As is the case during most years, the Oklahoma roster is packed with future pros, but this defense, which ranks 14th in the country and has seen its starters surrender just one touchdown in the past three weeks, is led by an usual group — its defensive backs. OU’s three leading tacklers start in the secondary, with safeties Tony Jefferson (37) and Javon Harris (30) joining cornerback Aaron Colvin (20) as the top tacklers on the team.
KU coach Charlie Weis said the trio of defensive backs leading the team in tackles is a product of the way the Sooners play defense. There’s not a lot of trickery and deceit and the defensive backfield often is divided into quarters, with each guy manning an area and all of the defensive linemen and linebackers funneling the action into those spots where the DBs often play close to the line of scrimmage and lower the boom on anybody that comes their way.
Odd-cornerback-out, Demontre Hurst is fifth on the team with 18 tackles.
While KU has started to look to red-shirt freshman quarterback Michael Cummings to bring a different a little different look — read: more mobile — to the Jayhawks’ offense, what Cummings does on the field pales in comparison to what the Sooners get from their change-of-pace quarterback, Wichita native Blake Bell.
Known simply as “The Belldozer,” OU’s back-up QB to Landry Jones stands 6-foot-6, 254 pounds and has one job and one job only.
“We know about the Belldozer,” Weis said. “We all got that one down. They put in this huge mountain of a man at quarterback when they get down close (to the goal line) and they run Jayhawk formation, they snap it to him and he runs it in and everyone knows he’s going to run it. We will probably stop him and he’ll probably throw a pass (this week). But when they put him in there, it is usually just to go ahead and muscle it in.”
OU coach Bob Stoops said they believed when they recruited Bell that he could add that kind of Tim Tebow look to the offense.
“We knew how big and strong he was,” Stoops said. “He was a good athlete in high school. We always recruit our quarterbacks first on if they can throw the football and if you can run with it, it gives you a little extra dimension.”

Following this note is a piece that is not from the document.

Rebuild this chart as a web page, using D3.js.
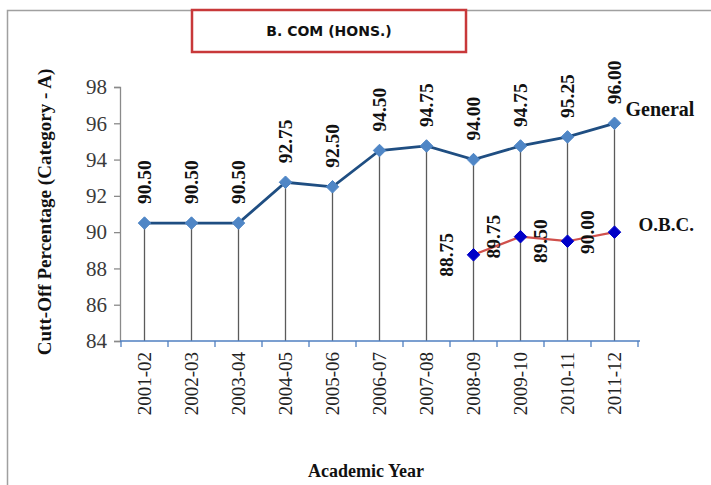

Putting too much emphasis on The Belldozer seems to be a dangerous idea considering the fact that the guy who starts at QB is the Sooners’ all-time leader in several statistical categories.
“It really all starts with Landry Jones,” Weis said. “He’s 6-foot-4, 218-pounds, has experience, a big arm and accurate. He throws for 270 a game. The things that you have to look for to stand out for good quarterbacks is touchdown-to-interception ratio and in this case it’s 3-1, which I think is always a magic number. He has nine touchdowns and three interceptions, which is a 3-1 ratio.”
Jones currently ranks as OU’s all-time leader in wins by a QB (33), passing yards (13,731), TD passes (102), completions (1,135) and pass attempts (1,813) and ranks fourth in completion percentage (.626).
Oklahoma leads the all-time series with Kansas, 69-27-6. The Sooners have won seven straight against the Jayhawks, including a 47-17, primetime victory last season in Lawrence, when the Sooners came in ranked first in the country.
Prior to that, KU had hung tough with the Sooners for a while during their last two meetings, losing 35-13 in 2009, and 45-31 in 2008. KU was ranked 24th and 16th in those games, respectively.
KU’s last win in the series came in 1997 in Lawrence, when Terry Allen’s first KU squad stunned the Sooners in front of a crowd of 43,500 at Memorial Stadium.
OU owns a 36-13-3 advantage in games played in Norman.